» Directions for this task: Write out the data below in full, unchanged, minus the images.

^^^^

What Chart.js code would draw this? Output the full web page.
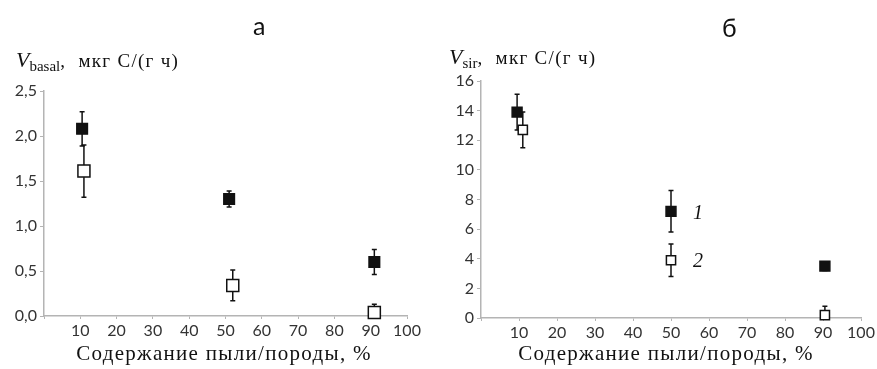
<!DOCTYPE html>
<html>
<head>
<meta charset="utf-8">
<script src="https://cdn.jsdelivr.net/npm/chart.js@4/dist/chart.umd.min.js"></script>
<style>
  body { margin: 0; background: #fff; }
  #wrap { position: relative; width: 877px; height: 369px; overflow: hidden; }
  canvas { position: absolute; top: 0; }
  .letter { position: absolute; font-family: Lato, sans-serif; font-size: 25px; color: #111; }
  .ytitle { position: absolute; font-family: "Liberation Serif", serif; font-size: 19px; letter-spacing: 1.3px; color: #111; white-space: nowrap; }
  .ytitle i { font-size: 22px; letter-spacing: 0; }
  .ytitle sub { font-size: 15px; vertical-align: -4px; letter-spacing: 0; }
  .xtitle { position: absolute; top: 341px; width: 400px; text-align: center; font-family: "Liberation Serif", serif; font-size: 21px; letter-spacing: 1.3px; color: #111; white-space: nowrap; }
</style>
</head>
<body>
<div id="wrap">
  <canvas id="chartA" width="438" height="369" style="left:0"></canvas>
  <canvas id="chartB" width="439" height="369" style="left:438px"></canvas>
  <div class="letter" style="left:253px; top:10px">а</div>
  <div class="letter" style="left:722px; top:12px">б</div>
  <div class="ytitle" style="left:16px; top:47px"><i>V</i><sub>basal</sub>,&nbsp; мкг С/(г ч)</div>
  <div class="ytitle" style="left:449px; top:44px"><i>V</i><sub>sir</sub>,&nbsp; мкг С/(г ч)</div>
  <div class="xtitle" id="xtA" style="left:24px"></div>
  <div class="xtitle" id="xtB" style="left:466px"></div>
</div>
<script>
// ось X: содержание пыли/породы, %
const xTicks = [10, 20, 30, 40, 50, 60, 70, 80, 90, 100];
const xTitle = 'Содержание пыли/породы, %';

// а) базальное дыхание, мкг С/(г ч)
const basalX1 = [10.5, 51, 91];
const basalMean1 = [2.08, 1.30, 0.60];
const basalErr1 = [0.19, 0.09, 0.14];
const basalX2 = [11, 52, 91];
const basalMean2 = [1.61, 0.34, 0.04];
const basalErr2 = [0.29, 0.17, 0.09];
const basalYTicks = ['0,0', '0,5', '1,0', '1,5', '2,0', '2,5'];

// б) субстрат-индуцированное дыхание, мкг С/(г ч)
const sirX1 = [9.5, 50, 90.5];
const sirMean1 = [13.9, 7.2, 3.5];
const sirErr1 = [1.2, 1.4, 0.3];
const sirX2 = [11, 50, 90.5];
const sirMean2 = [12.7, 3.9, 0.2];
const sirErr2 = [1.2, 1.1, 0.6];
const sirYTicks = ['0', '2', '4', '6', '8', '10', '12', '14', '16'];

// номера серий (подписи у точек 50 %)
const seriesLabels = ['1', '2'];

const axisGray = '#b4b4b4';
const tickFont = { family: 'Lato', size: 16 };

// подписи оси X — текстом поверх канвы (нужен межбуквенный интервал)
document.getElementById('xtA').textContent = xTitle;
document.getElementById('xtB').textContent = xTitle;

function toPoints(xs, ys) {
    return xs.map((x, i) => ({ x: x, y: ys[i] }));
}

// рисует усы погрешностей через шкалы графика
const errorBarsPlugin = {
    id: 'errorBars',
    beforeDatasetsDraw(chart, args, opts) {
        const ctx = chart.ctx;
        const xs = chart.scales.x, ys = chart.scales.y;
        ctx.save();
        ctx.strokeStyle = '#111';
        ctx.lineWidth = 1.5;
        chart.data.datasets.forEach(ds => {
            ds.data.forEach((p, i) => {
                const e = ds.errors[i];
                const px = xs.getPixelForValue(p.x);
                const top = ys.getPixelForValue(p.y + e);
                const bot = ys.getPixelForValue(Math.max(p.y - e, 0));
                ctx.beginPath();
                ctx.moveTo(px, top); ctx.lineTo(px, bot);
                ctx.moveTo(px - 2.5, top); ctx.lineTo(px + 2.5, top);
                if (p.y - e > 0) { ctx.moveTo(px - 2.5, bot); ctx.lineTo(px + 2.5, bot); }
                ctx.stroke();
            });
        });
        ctx.restore();
    },
    afterDatasetsDraw(chart, args, opts) {
        if (!opts.labels) return;
        const ctx = chart.ctx;
        ctx.save();
        ctx.fillStyle = '#111';
        ctx.font = 'italic 20px "Liberation Serif"';
        ctx.textBaseline = 'middle';
        chart.data.datasets.forEach((ds, k) => {
            const p = ds.data[1];
            ctx.fillText(opts.labels[k], chart.scales.x.getPixelForValue(p.x) + 22,
                chart.scales.y.getPixelForValue(p.y) + 2);
        });
        ctx.restore();
    }
};

function makeChart(id, sets, yMax, yStep, yLabels, box, labels) {
    const ctx = document.getElementById(id).getContext('2d');
    return new Chart(ctx, {
        type: 'scatter',
        data: {
            datasets: sets.map(s => ({
                data: toPoints(s.x, s.y),
                errors: s.err,
                pointStyle: 'rect',
                pointRadius: s.r,
                pointHoverRadius: s.r,
                backgroundColor: s.fill,
                borderColor: '#111',
                borderWidth: 1.5,
                clip: false
            }))
        },
        options: {
            responsive: false,
            animation: false,
            events: [],
            layout: { autoPadding: false, padding: { left: 0, top: box.top, right: box.right, bottom: 0 } },
            plugins: {
                legend: { display: false },
                tooltip: { enabled: false },
                errorBars: { labels: labels }
            },
            scales: {
                x: {
                    type: 'linear', min: 0, max: 100,
                    afterFit: s => { s.height = box.xh; },
                    afterBuildTicks: s => { s.ticks = [0].concat(xTicks).map(v => ({ value: v })); },
                    ticks: {
                        font: tickFont, color: '#333', padding: 2, maxRotation: 0,
                        callback: v => (v === 0 ? '' : v)
                    },
                    grid: { drawOnChartArea: false, color: axisGray, tickLength: 3 },
                    border: { color: axisGray, width: 1.5 }
                },
                y: {
                    type: 'linear', min: 0, max: yMax,
                    afterFit: s => { s.width = box.yw; },
                    ticks: {
                        stepSize: yStep, font: tickFont, color: '#333', padding: 3,
                        callback: (v, i) => yLabels[i]
                    },
                    grid: { drawOnChartArea: false, color: axisGray, tickLength: 4 },
                    border: { color: axisGray, width: 1.5 }
                }
            }
        },
        plugins: [errorBarsPlugin]
    });
}

makeChart('chartA', [
    { x: basalX1, y: basalMean1, err: basalErr1, fill: '#111', r: 7.5 },
    { x: basalX2, y: basalMean2, err: basalErr2, fill: '#fff', r: 8.5 }
], 2.5, 0.5, basalYTicks, { top: 91, right: 31, xh: 53, yw: 44 }, null);

makeChart('chartB', [
    { x: sirX1, y: sirMean1, err: sirErr1, fill: '#111', r: 7 },
    { x: sirX2, y: sirMean2, err: sirErr2, fill: '#fff', r: 6.5 }
], 16, 2, sirYTicks, { top: 81, right: 16, xh: 51, yw: 43 }, seriesLabels);
</script>
</body>
</html>
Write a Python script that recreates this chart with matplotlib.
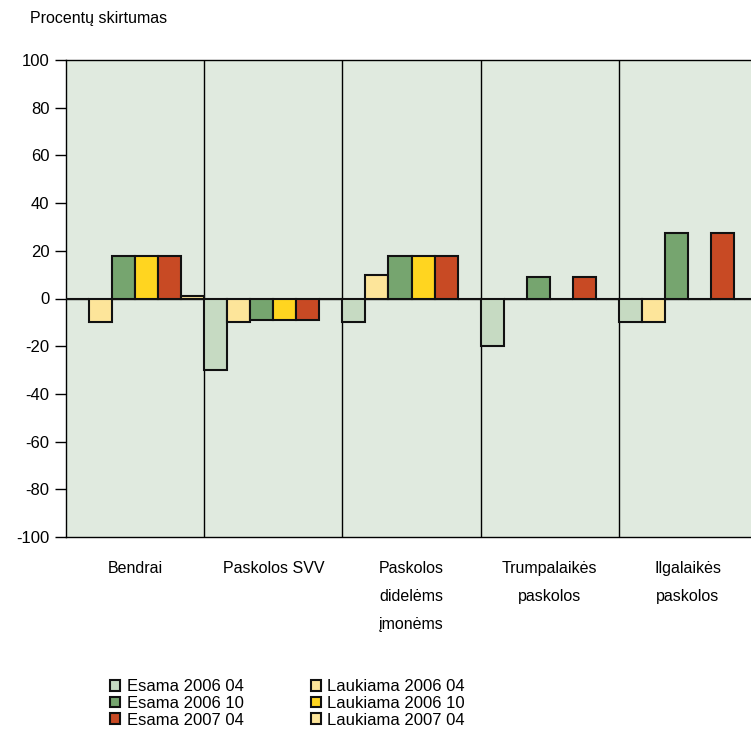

^^^^

» Correct output:
What Chart.js code would draw this? Output the full web page.
<!DOCTYPE html>
<html>
<head>
<meta charset="utf-8">
<script src="https://cdn.jsdelivr.net/npm/chart.js@4/dist/chart.umd.min.js"></script>
<style>
  body { margin: 0; background: #fff; }
  #wrap { position: relative; width: 877px; height: 369px; overflow: hidden; }
  canvas { position: absolute; top: 0; }
  .letter { position: absolute; font-family: Lato, sans-serif; font-size: 25px; color: #111; }
  .ytitle { position: absolute; font-family: "Liberation Serif", serif; font-size: 19px; letter-spacing: 1.3px; color: #111; white-space: nowrap; }
  .ytitle i { font-size: 22px; letter-spacing: 0; }
  .ytitle sub { font-size: 15px; vertical-align: -4px; letter-spacing: 0; }
  .xtitle { position: absolute; top: 341px; width: 400px; text-align: center; font-family: "Liberation Serif", serif; font-size: 21px; letter-spacing: 1.3px; color: #111; white-space: nowrap; }
</style>
</head>
<body>
<div id="wrap">
  <canvas id="chartA" width="438" height="369" style="left:0"></canvas>
  <canvas id="chartB" width="439" height="369" style="left:438px"></canvas>
  <div class="letter" style="left:253px; top:10px">а</div>
  <div class="letter" style="left:722px; top:12px">б</div>
  <div class="ytitle" style="left:16px; top:47px"><i>V</i><sub>basal</sub>,&nbsp; мкг С/(г ч)</div>
  <div class="ytitle" style="left:449px; top:44px"><i>V</i><sub>sir</sub>,&nbsp; мкг С/(г ч)</div>
  <div class="xtitle" id="xtA" style="left:24px"></div>
  <div class="xtitle" id="xtB" style="left:466px"></div>
</div>
<script>
// ось X: содержание пыли/породы, %
const xTicks = [10, 20, 30, 40, 50, 60, 70, 80, 90, 100];
const xTitle = 'Содержание пыли/породы, %';

// а) базальное дыхание, мкг С/(г ч)
const basalX1 = [10.5, 51, 91];
const basalMean1 = [2.08, 1.30, 0.60];
const basalErr1 = [0.19, 0.09, 0.14];
const basalX2 = [11, 52, 91];
const basalMean2 = [1.61, 0.34, 0.04];
const basalErr2 = [0.29, 0.17, 0.09];
const basalYTicks = ['0,0', '0,5', '1,0', '1,5', '2,0', '2,5'];

// б) субстрат-индуцированное дыхание, мкг С/(г ч)
const sirX1 = [9.5, 50, 90.5];
const sirMean1 = [13.9, 7.2, 3.5];
const sirErr1 = [1.2, 1.4, 0.3];
const sirX2 = [11, 50, 90.5];
const sirMean2 = [12.7, 3.9, 0.2];
const sirErr2 = [1.2, 1.1, 0.6];
const sirYTicks = ['0', '2', '4', '6', '8', '10', '12', '14', '16'];

// номера серий (подписи у точек 50 %)
const seriesLabels = ['1', '2'];

const axisGray = '#b4b4b4';
const tickFont = { family: 'Lato', size: 16 };

// подписи оси X — текстом поверх канвы (нужен межбуквенный интервал)
document.getElementById('xtA').textContent = xTitle;
document.getElementById('xtB').textContent = xTitle;

function toPoints(xs, ys) {
    return xs.map((x, i) => ({ x: x, y: ys[i] }));
}

// рисует усы погрешностей через шкалы графика
const errorBarsPlugin = {
    id: 'errorBars',
    beforeDatasetsDraw(chart, args, opts) {
        const ctx = chart.ctx;
        const xs = chart.scales.x, ys = chart.scales.y;
        ctx.save();
        ctx.strokeStyle = '#111';
        ctx.lineWidth = 1.5;
        chart.data.datasets.forEach(ds => {
            ds.data.forEach((p, i) => {
                const e = ds.errors[i];
                const px = xs.getPixelForValue(p.x);
                const top = ys.getPixelForValue(p.y + e);
                const bot = ys.getPixelForValue(Math.max(p.y - e, 0));
                ctx.beginPath();
                ctx.moveTo(px, top); ctx.lineTo(px, bot);
                ctx.moveTo(px - 2.5, top); ctx.lineTo(px + 2.5, top);
                if (p.y - e > 0) { ctx.moveTo(px - 2.5, bot); ctx.lineTo(px + 2.5, bot); }
                ctx.stroke();
            });
        });
        ctx.restore();
    },
    afterDatasetsDraw(chart, args, opts) {
        if (!opts.labels) return;
        const ctx = chart.ctx;
        ctx.save();
        ctx.fillStyle = '#111';
        ctx.font = 'italic 20px "Liberation Serif"';
        ctx.textBaseline = 'middle';
        chart.data.datasets.forEach((ds, k) => {
            const p = ds.data[1];
            ctx.fillText(opts.labels[k], chart.scales.x.getPixelForValue(p.x) + 22,
                chart.scales.y.getPixelForValue(p.y) + 2);
        });
        ctx.restore();
    }
};

function makeChart(id, sets, yMax, yStep, yLabels, box, labels) {
    const ctx = document.getElementById(id).getContext('2d');
    return new Chart(ctx, {
        type: 'scatter',
        data: {
            datasets: sets.map(s => ({
                data: toPoints(s.x, s.y),
                errors: s.err,
                pointStyle: 'rect',
                pointRadius: s.r,
                pointHoverRadius: s.r,
                backgroundColor: s.fill,
                borderColor: '#111',
                borderWidth: 1.5,
                clip: false
            }))
        },
        options: {
            responsive: false,
            animation: false,
            events: [],
            layout: { autoPadding: false, padding: { left: 0, top: box.top, right: box.right, bottom: 0 } },
            plugins: {
                legend: { display: false },
                tooltip: { enabled: false },
                errorBars: { labels: labels }
            },
            scales: {
                x: {
                    type: 'linear', min: 0, max: 100,
                    afterFit: s => { s.height = box.xh; },
                    afterBuildTicks: s => { s.ticks = [0].concat(xTicks).map(v => ({ value: v })); },
                    ticks: {
                        font: tickFont, color: '#333', padding: 2, maxRotation: 0,
                        callback: v => (v === 0 ? '' : v)
                    },
                    grid: { drawOnChartArea: false, color: axisGray, tickLength: 3 },
                    border: { color: axisGray, width: 1.5 }
                },
                y: {
                    type: 'linear', min: 0, max: yMax,
                    afterFit: s => { s.width = box.yw; },
                    ticks: {
                        stepSize: yStep, font: tickFont, color: '#333', padding: 3,
                        callback: (v, i) => yLabels[i]
                    },
                    grid: { drawOnChartArea: false, color: axisGray, tickLength: 4 },
                    border: { color: axisGray, width: 1.5 }
                }
            }
        },
        plugins: [errorBarsPlugin]
    });
}

makeChart('chartA', [
    { x: basalX1, y: basalMean1, err: basalErr1, fill: '#111', r: 7.5 },
    { x: basalX2, y: basalMean2, err: basalErr2, fill: '#fff', r: 8.5 }
], 2.5, 0.5, basalYTicks, { top: 91, right: 31, xh: 53, yw: 44 }, null);

makeChart('chartB', [
    { x: sirX1, y: sirMean1, err: sirErr1, fill: '#111', r: 7 },
    { x: sirX2, y: sirMean2, err: sirErr2, fill: '#fff', r: 6.5 }
], 16, 2, sirYTicks, { top: 81, right: 16, xh: 51, yw: 43 }, seriesLabels);
</script>
</body>
</html>
Write a Python script that recreates this chart with matplotlib.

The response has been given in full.